Skipping-rope in space On a space station a person wants to play skipping-rope. Although they cannot jump, they turn the rope at a constant angular velocity.
What would the shape of the skipping rope be, and could we set up an equation by taking a generalised case?
 A: For obvious reasons the curve is called the Skipping  Rope Curve. It is also known as the Troposkein . A mathematical expression for it is more difficult to derive than in the case of a stationary rope sagging under gravity, for which the result is the Catenary. 
For the catenary, the external force on each element of the rope is gravity, which is the same on each element. For the rotating rope, in the absence of gravity, the "external force" is the fictitious centrifugal force, which is proportional to the distance of the element from the rotation axis. The result is the Jacobi Elliptic Function denoted 'sn'. 
A: The situation is not quite the same as a catenary. In a catenary, the rope is in a uniform gravitational field. In this situation, once steady state is reached, the rope could have a centripetal force outwards, which would mean it's "gravity" increases linearly with distance from the center.
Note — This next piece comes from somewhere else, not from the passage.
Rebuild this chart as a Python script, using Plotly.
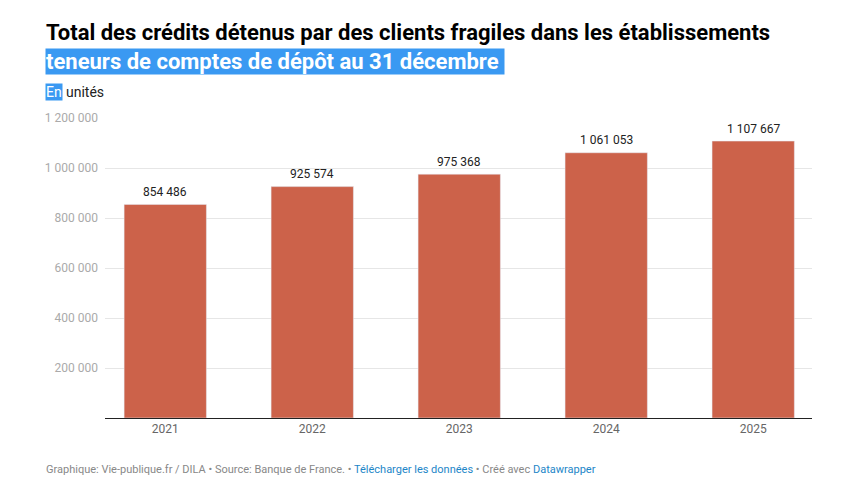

Consider the derivation given in the wikipedia article. You'd need to change $T\sin\phi = \lambda gs$. But it changes to a number that's proportional to the distance of the rope from the astronaut's hand. That's actually a hard number to parameterize, because it's needs the solution we are trying to obtain!
I'll leave it to others to figure out the solution, but qualitatively, you would expect it to be a little more pointy than a normal catenary, since the middle of the rope would be effectively heavier.